Geçtiğimiz haftalarda kadın girişimcilerin oluşturduğu bir davette bulunma şansına sahip oldum. Başarılı 8 kadın girişimcinin hikayelerini dinledik. Beyaz yakalıyken işini bırakanı da vardı, yıllarca ev hanımlığı yaptıktan sonra yanında 80 kişi çalıştıracak kadar büyük bir atılım yapanı da.
“Beyaz yakamı çıkarıp, beyaz önlüğümü giydim.” dedi şimdi İzmir’de pasta hakkında eğitimler verecek kadar gelişen bir pasta ustası. Hepsine “Şansları yaver gitmiş.” diyerek geçiştiremeyiz. Onlar kuracakları iş üzerine günlerce, belki aylarca araştırma yapmışlardı. Gerekli eğitimler, gerekli ekipmanlar, pazarlama stratejileri ve reklam yöntemleri. “Ya ben altı üstü boncuktan taç yapıp satıyorum. Elimle bebek örüyorum, ne stratejisi.” demeyin sakın. Çünkü şuan 200 kadınla bir ekip olarak bebek örüp yurtdışına ihraç eden bir kadının firmasını tanıdık orada. Siz hayallerinizi ne kadar önemserseniz ve emek harcarsanız o da size aynı karşılığı verir. “İş” olarak başladığınız şeyi “hobi” olarak değerlendirirseniz o hep “hobiniz” olarak kalır.
Bir hayalinizi anlattığınızda size “Ya boş hayaller kurma bak falanca yaptı battı. Elindeki 3 kuruştan da olacaksın.” diyecekler. “ Aynı işten yüzlerce var sen iş yapamazsın.” diyecekler. Çünkü bizim coğrafyamızda SEN BAŞARANA KADAR HERKES OLMAZ der. Olduktan sonra ise BEN ZATEN BİLİYORDUM OLACAĞINI derler.

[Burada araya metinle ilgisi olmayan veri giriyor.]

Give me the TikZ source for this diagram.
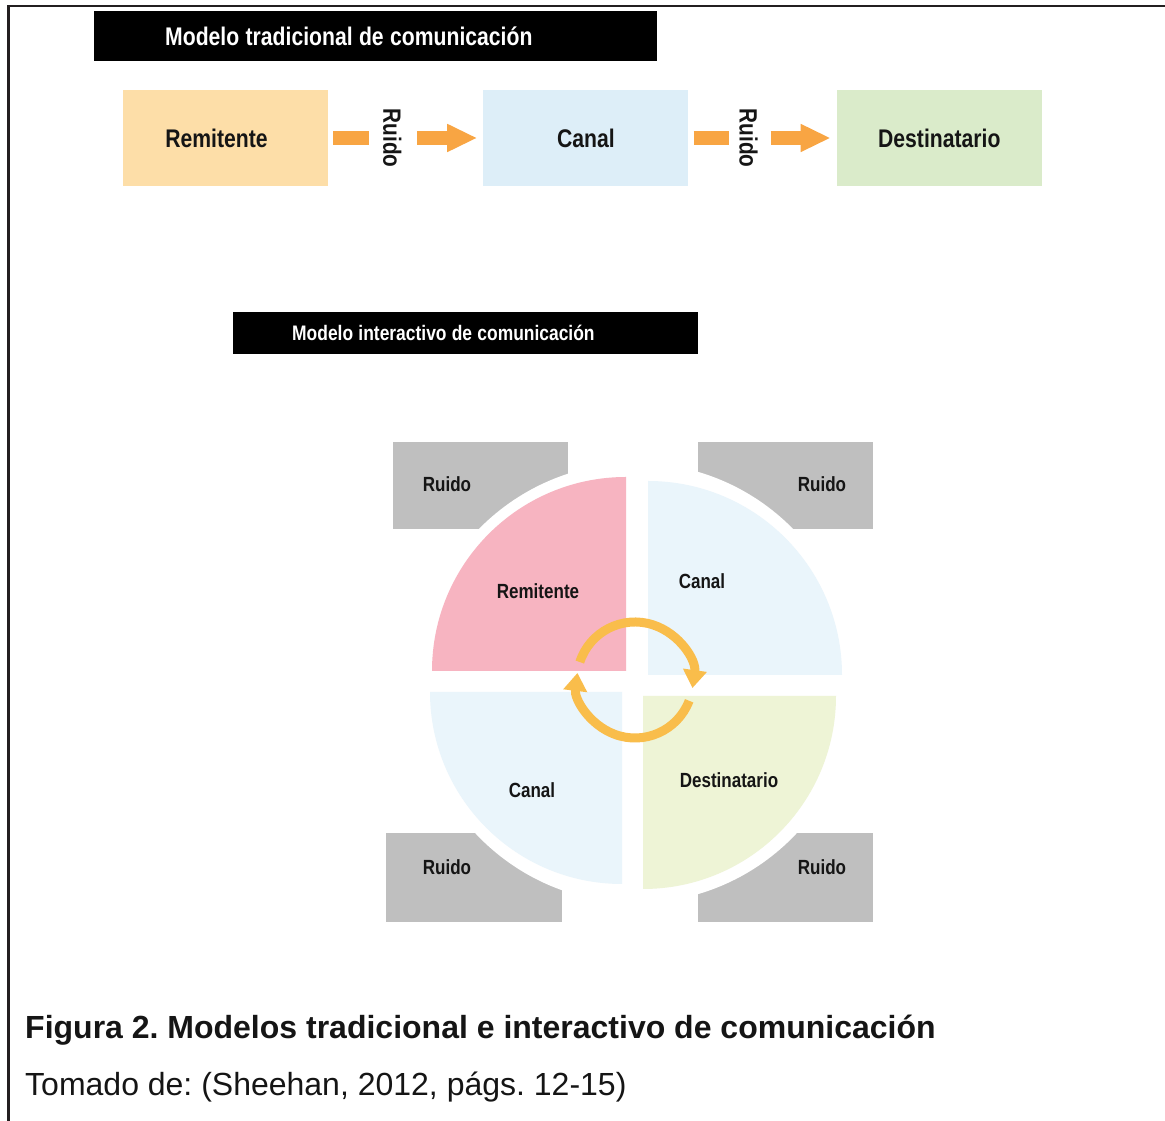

Diyeceğim o ki bir fikriniz varsa kimseye anlatıp kafanızı yormayın. Konuyla ilgili arama motoruna yazıyorsunuz size bir sürü açıklama çıkarıyor. Bunun dergileri var, kitapları var, eğitimleri var... Bir işte başarılı olmak istiyorsanız denemeye bile cesareti olmayan insanlarla değil başarmış insanlarla konuşun. Çünkü o size nerede tökezlediğini anlattığı gibi nasıl ayağa kalktığınızda anlatır. Siz de ilk düştüğünüzde korkup vazgeçmezsiniz. Bilirsiniz ki kalkmadan başarılı olunmuyor.